The weighted Jacobi iteration uses a parameter ${\displaystyle \omega }$ to compute the iteration as

${\displaystyle \mathbf {x} ^{(k+1)}=\omega D^{-1}(\mathbf {b} -(L+U)\mathbf {x} ^{(k)})+\left(1-\omega \right)\mathbf {x} ^{(k)}}$

with ${\displaystyle \omega =2/3}$ being the usual choice.[1] From the relation ${\displaystyle L+U=A-D}$, this may also be expressed as

${\displaystyle \mathbf {x} ^{(k+1)}=\omega D^{-1}\mathbf {b} +\left(I-\omega D^{-1}A\right)\mathbf {x} ^{(k)}}$.

### Convergence in the symmetric positive definite case

In case that the system matrix ${\displaystyle A}$ is of symmetric positive-definite type one can show convergence.

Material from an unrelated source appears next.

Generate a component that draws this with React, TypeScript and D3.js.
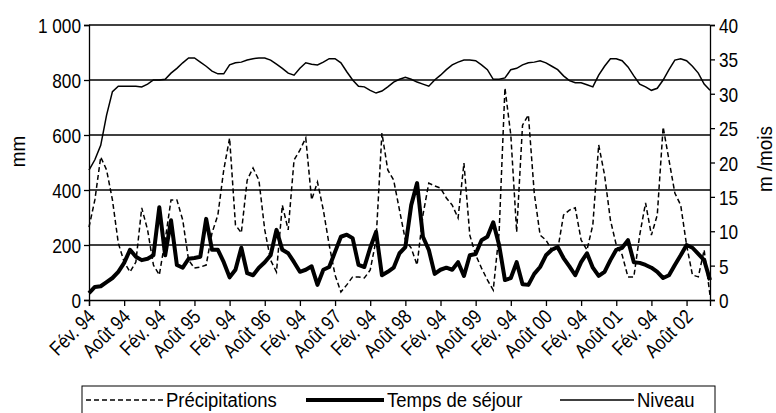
import React, { useEffect, useRef } from "react";
import * as d3 from "d3";

// monthly series, Feb 1994 -> Dec 2002
const precipitations = [
  265, 364, 520, 473, 364, 207, 138, 102, 138, 335,
  255, 127, 91, 218, 364, 364, 291, 145, 116, 120,
  127, 244, 309, 473, 589, 273, 244, 436, 480, 436,
  255, 145, 102, 345, 255, 509, 545, 589, 364, 429,
  327, 200, 91, 29, 55, 84, 84, 80, 109, 218,
  607, 473, 436, 327, 218, 189, 127, 309, 425, 415,
  407, 371, 345, 298, 498, 236, 164, 116, 73, 36,
  244, 771, 600, 247, 636, 673, 389, 236, 218, 182,
  182, 309, 327, 335, 218, 182, 273, 564, 455, 291,
  200, 164, 84, 84, 236, 353, 236, 309, 629, 509,
  389, 345, 200, 91, 84, 182, 18,
];

const tempsSejour = [
  1.0, 1.9, 2.0, 2.6, 3.2, 4.1, 5.4, 7.3, 6.3, 5.8,
  6.0, 6.5, 13.5, 6.5, 11.6, 5.1, 4.7, 6.0, 6.1, 6.3,
  11.8, 7.3, 7.3, 5.5, 3.3, 4.4, 7.6, 3.9, 3.6, 4.7,
  5.5, 6.5, 10.2, 7.3, 6.8, 5.5, 4.1, 4.4, 4.9, 2.2,
  4.4, 4.8, 7.0, 9.2, 9.5, 9.0, 5.1, 4.8, 7.6, 9.9,
  3.6, 4.1, 4.7, 6.8, 7.7, 13.8, 17.0, 9.2, 7.3, 3.8,
  4.4, 4.7, 4.4, 5.5, 3.5, 6.5, 6.7, 8.7, 9.2, 11.3,
  8.0, 2.9, 3.2, 5.5, 2.3, 2.2, 3.8, 4.8, 6.5, 7.3,
  7.7, 6.1, 4.9, 3.6, 5.5, 6.8, 4.7, 3.5, 4.1, 5.8,
  7.3, 7.6, 8.7, 5.5, 5.4, 5.1, 4.7, 4.1, 3.2, 3.6,
  5.1, 6.5, 8.0, 7.6, 6.7, 5.8, 2.9,
];

const niveau = [
  18.9, 20.4, 22.5, 26.9, 30.3, 31.1, 31.1, 31.1, 31.1, 31.0,
  31.4, 32.0, 32.0, 32.1, 33.0, 33.7, 34.5, 35.2, 35.2, 34.6,
  34.0, 33.3, 32.9, 32.9, 34.2, 34.5, 34.6, 34.9, 35.1, 35.2,
  35.2, 34.9, 34.3, 33.7, 33.0, 32.7, 33.7, 34.5, 34.3, 34.2,
  34.6, 35.1, 35.1, 34.5, 33.2, 32.0, 31.1, 31.0, 30.5, 30.1,
  30.4, 31.0, 31.7, 32.1, 32.4, 32.1, 31.7, 31.4, 31.1, 32.0,
  32.7, 33.5, 34.2, 34.6, 34.9, 34.9, 34.8, 34.2, 33.5, 32.1,
  32.1, 32.3, 33.5, 33.7, 34.2, 34.5, 34.6, 34.8, 34.5, 34.0,
  33.5, 32.6, 31.9, 31.6, 31.6, 31.3, 31.0, 32.7, 34.0, 35.1,
  35.1, 34.8, 33.9, 32.6, 31.4, 31.0, 30.5, 30.8, 32.0, 33.5,
  34.9, 35.1, 34.8, 34.0, 33.0, 31.4, 30.5,
];

// one label every 6 months (as printed on the original)
const xTickLabels = [
  "Fév. 94", "Août 94", "Fév. 94", "Août 95", "Fév. 94", "Août 96",
  "Fév. 94", "Août 97", "Fév. 94", "Août 98", "Fév. 94", "Août 99",
  "Fév. 94", "Août 00", "Fév. 94", "Août 01", "Fév. 94", "Août 02",
];
const leftTicks = [0, 200, 400, 600, 800, 1000];
const rightTicks = [0, 5, 10, 15, 20, 25, 30, 35, 40];

// no narrow font installed -> squeeze Liberation Sans horizontally
const FONT = "'Liberation Sans', Arial, sans-serif";
const SQ = 0.82;

const App = () => {
  const ref = useRef<SVGSVGElement>(null);

  useEffect(() => {
    const svg = d3.select(ref.current);
    svg.selectAll("*").remove();

    const margin = { left: 89, right: 66, top: 25, bottom: 113 };
    const W = 776;
    const H = 413;
    const x0 = margin.left;
    const x1 = W - margin.right;
    const yBottom = H - margin.bottom;

    const idx = d3.range(precipitations.length);
    const x = d3.scaleLinear().domain([0, idx.length - 1]).range([x0, x1]);
    const yL = d3.scaleLinear().domain([0, 1000]).range([yBottom, margin.top]);
    const yR = d3.scaleLinear().domain([0, 40]).range([yBottom, margin.top]);

    // gridlines
    svg
      .append("g")
      .selectAll("line")
      .data(leftTicks.slice(1))
      .enter()
      .append("line")
      .attr("x1", x0)
      .attr("x2", x1)
      .attr("y1", (d) => yL(d))
      .attr("y2", (d) => yL(d))
      .attr("stroke", "#000")
      .attr("stroke-width", 1.3);

    // left axis
    const leftAxis = d3
      .axisLeft(yL)
      .tickValues(leftTicks)
      .tickSize(5)
      .tickFormat((d) => (d === 1000 ? "1 000" : String(d)));
    const gl = svg.append("g").attr("transform", `translate(${x0},0)`).call(leftAxis);

    // right axis
    const rightAxis = d3.axisRight(yR).tickValues(rightTicks).tickSize(5);
    const gr = svg.append("g").attr("transform", `translate(${x1},0)`).call(rightAxis);

    // bottom axis
    const tickIdx = xTickLabels.map((_, i) => i * 6);
    const bottomAxis = d3
      .axisBottom(x)
      .tickValues(tickIdx)
      .tickSize(6)
      .tickFormat((_, i) => xTickLabels[i]);
    const gb = svg.append("g").attr("transform", `translate(0,${yBottom})`).call(bottomAxis);

    [gl, gr, gb].forEach((g) => {
      g.select(".domain").attr("stroke", "#000").attr("stroke-width", 1.3);
      g.selectAll(".tick line").attr("stroke", "#000").attr("stroke-width", 1.3);
      g.selectAll("text")
        .attr("fill", "#000")
        .style("font-family", FONT)
        .style("font-size", "21px");
    });
    gl.selectAll("text")
      .attr("x", 0)
      .attr("dy", "0.36em")
      .attr("transform", `translate(-8,0) scale(${SQ},1)`);
    gr.selectAll("text")
      .attr("x", 0)
      .attr("dy", "0.36em")
      .attr("transform", `translate(9,0) scale(${SQ},1)`);

    gb.selectAll("text")
      .attr("text-anchor", "end")
      .attr("dy", "0.35em")
      .attr("x", 0)
      .attr("y", 0)
      .style("font-size", "20px")
      .attr("transform", `translate(2,13) rotate(-45) scale(0.84,1)`);

    // axis titles
    svg
      .append("text")
      .attr("transform", `translate(25,${yL(540)}) rotate(-90) scale(0.9,1)`)
      .attr("text-anchor", "middle")
      .style("font-family", FONT)
      .style("font-size", "21px")
      .text("mm");
    svg
      .append("text")
      .attr("transform", `translate(772,${yR(20.5)}) rotate(-90) scale(0.9,1)`)
      .attr("text-anchor", "middle")
      .style("font-family", FONT)
      .style("font-size", "21px")
      .text("m /mois");

    // lines
    const lineP = d3
      .line<number>()
      .x((_, i) => x(i))
      .y((d) => yL(d));
    const lineR = d3
      .line<number>()
      .x((_, i) => x(i))
      .y((d) => yR(d));

    svg
      .append("path")
      .datum(precipitations)
      .attr("fill", "none")
      .attr("stroke", "#000")
      .attr("stroke-width", 1.5)
      .attr("stroke-dasharray", "5,3")
      .attr("d", lineP);

    svg
      .append("path")
      .datum(niveau)
      .attr("fill", "none")
      .attr("stroke", "#000")
      .attr("stroke-width", 1.5)
      .attr("d", lineR);

    svg
      .append("path")
      .datum(tempsSejour)
      .attr("fill", "none")
      .attr("stroke", "#000")
      .attr("stroke-width", 4)
      .attr("stroke-linejoin", "round")
      .attr("d", lineR);

    // legend
    const legend = svg.append("g");
    legend
      .append("rect")
      .attr("x", 82)
      .attr("y", 386)
      .attr("width", 633)
      .attr("height", 40)
      .attr("fill", "#fff")
      .attr("stroke", "#000")
      .attr("stroke-width", 1);

    const items = [
      { label: "Précipitations", x1: 86, x2: 163, width: 1.5, dash: "5,3" },
      { label: "Temps de séjour", x1: 306, x2: 384, width: 4, dash: null },
      { label: "Niveau", x1: 560, x2: 634, width: 1.5, dash: null },
    ];
    items.forEach((it) => {
      legend
        .append("line")
        .attr("x1", it.x1)
        .attr("x2", it.x2)
        .attr("y1", 400)
        .attr("y2", 400)
        .attr("stroke", "#000")
        .attr("stroke-width", it.width)
        .attr("stroke-dasharray", it.dash);
      legend
        .append("text")
        .attr("transform", `translate(${it.x2 + 3},407) scale(0.88,1)`)
        .style("font-family", FONT)
        .style("font-size", "21px")
        .text(it.label);
    });
  }, []);

  return (
    <svg
      ref={ref}
      width={776}
      height={413}
      style={{ position: "absolute", left: 0, top: 0, background: "#fff" }}
    />
  );
};

export default App;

Let ${\displaystyle C=C_{\omega }=I-\omega D^{-1}A}$ be the iteration matrix. Then, convergence is guaranteed for

${\displaystyle \rho (C_{\omega })<1\quad \Longleftrightarrow \quad 0<\omega <{\frac {2}{\lambda _{\text{max}}(D^{-1}A)}}\,,}$

where ${\displaystyle \lambda _{\text{max}}}$ is the maximal eigenvalue.

The spectral radius can be minimized for a particular choice of ${\displaystyle \omega =\omega _{\text{opt}}}$ as follows

${\displaystyle \min _{\omega }\rho (C_{\omega })=\rho (C_{\omega _{\text{opt}}})=1-{\frac {2}{\kappa (D^{-1}A)+1}}\quad {\text{for}}\quad \omega _{\text{opt}}:={\frac {2}{\lambda _{\text{min}}(D^{-1}A)+\lambda _{\text{max}}(D^{-1}A)}}\,,}$
where ${\displaystyle \kappa }$ is the matrix condition number.